The updated Hunter New England guideline, Adult Community Acquired Pneumonia: Initial Investigation and Empiric Antibiotic Therapy has now been released.
Community acquired pneumonia (CAP) is a common cause of hospital admission, carrying a significant risk of morbidity and mortality. Approximately 1/3 of patients require admission to hospital. Streptococcus pneumoniae remains the commonest pathogen ( see here for local epidemiology).
Studies show that the use of clinical pathways for CAP treatment can reduce mortality, length of stay and ultimately cost. Explicit assessment of severity is important. Severe cases should receive broad spectrum empiric therapy (usually intravenous) as soon as possible.
The HNE clinical pathway utilises CORB scoring, derived from a prospective, observational study from Melbourne published in 2007 that demonstrated that the independent predictors of death and/or mechanical ventilation or inotropic support were:
C – confusion (which could be acute or worsening of pre-existing confusion)

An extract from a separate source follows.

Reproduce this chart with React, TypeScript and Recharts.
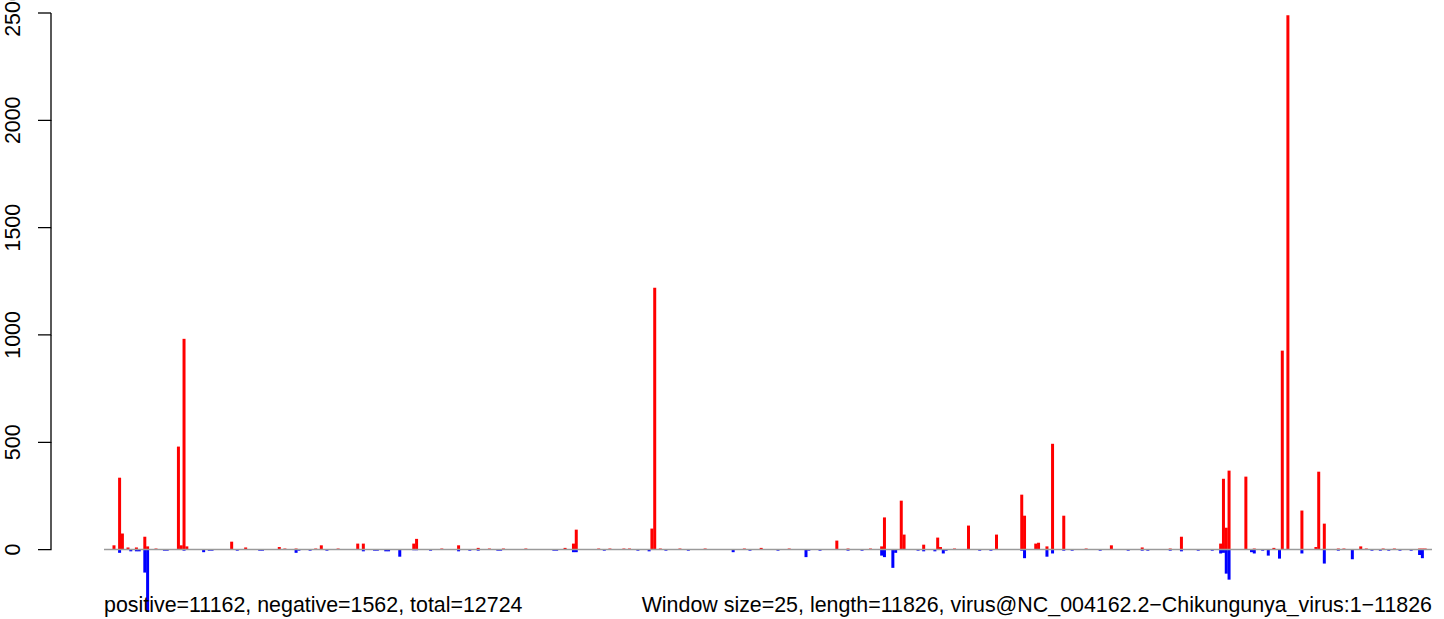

O – oxygen saturations </= 90%
R – respiratory rate >/= 30/min
B – systolic blood pressure < 90mmHg or diastolic </= 60mmHg
The CORB score is collated by assigning one point for each of the above four items if met. Severe cases are defined as a score of >/= 2. All patients managed in ED with pneumonia should have the score assessed. The scale needs to be performed on all patients seen in the Emergency Department (ED) with CAP and on admitted cases after 24 hours. This tool is simple, does not require invasive testing and is not biased by a patient’s age, sex or comorbidities.
Of course, clinical pathways are never a substitute for clinical acumen and must be used as an adjunct in decision making. Furthermore a patient’s co-morbidities should be taken into account as this may alter antibiotic management.